Topology optimization of dispersive plasmonic nanostructures in the time-domain

TL;DR

This paper introduces a time-domain topology optimization method for dispersive plasmonic nanostructures using FDTD, enabling efficient design of devices with enhanced field localization and broad frequency operation.

Contribution

It develops a novel time-domain sensitivity analysis and damping approach within FDTD for optimizing dispersive plasmonic nanostructures, addressing convergence issues and expanding design capabilities.

Findings

Successfully designed 2D and 3D plasmonic nanoantennas with optimized field enhancement.

Demonstrated the method's ability to handle dispersive materials in wideband applications.

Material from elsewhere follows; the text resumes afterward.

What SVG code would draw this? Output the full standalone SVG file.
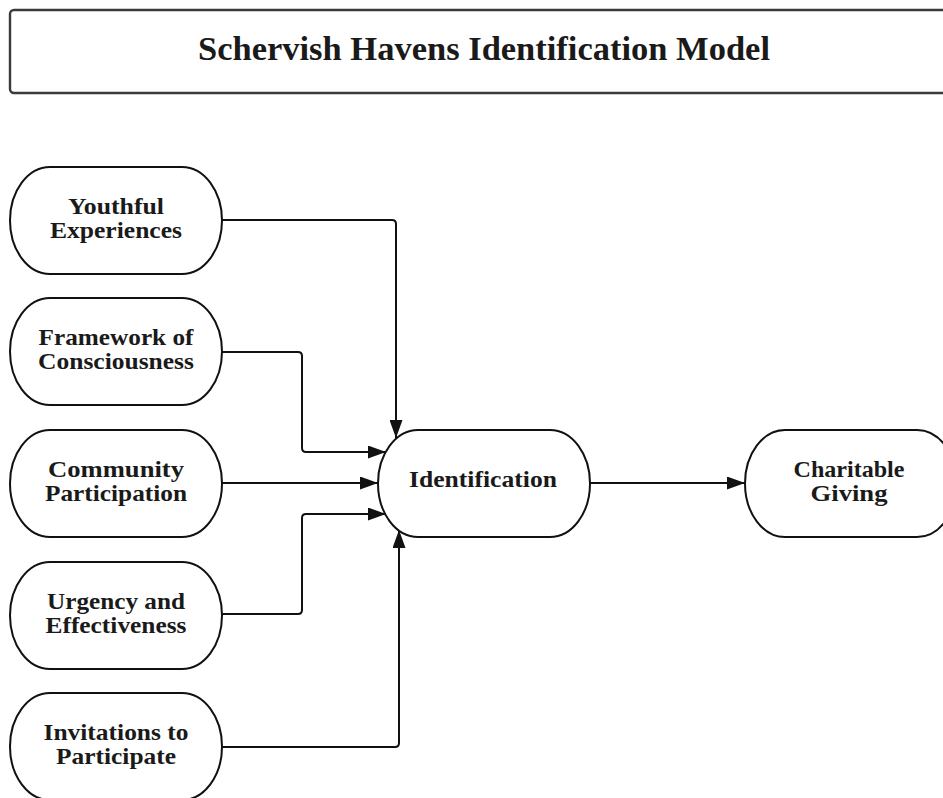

Improved convergence in topology optimization through artificial damping.

Abstract

Topology optimization techniques have been applied in integrated optics and nanophotonics for the inverse design of devices with shapes that cannot be conceived by human intuition. At optical frequencies, these techniques have only been utilized to optimize nondispersive materials using frequency-domain methods. However, a time-domain formulation is more efficient to optimize materials with dispersion. We introduce such a formulation for the Drude model, which is widely used to simulate the dispersive properties of metals, conductive oxides, and conductive polymers. Our topology optimization algorithm is based on the finite-difference time-domain (FDTD) method, and we introduce a time-domain sensitivity analysis that enables the evaluation of the gradient information by using one additional FDTD simulation. The existence of dielectric and metallic structures in the design space produces plasmonic field enhancement that causes convergence issues. We employ an artificial damping approach during the optimization iterations that, by reducing the plasmonic effects, solves the convergence problem. We present several design examples of 2D and 3D plasmonic nanoantennas with optimized field localization and enhancement in frequency bands of choice. Our method has the potential to speed up the design of wideband optical nanostructures made of dispersive materials for applications in nanoplasmonics, integrated optics, ultrafast photonics, and nonlinear optics.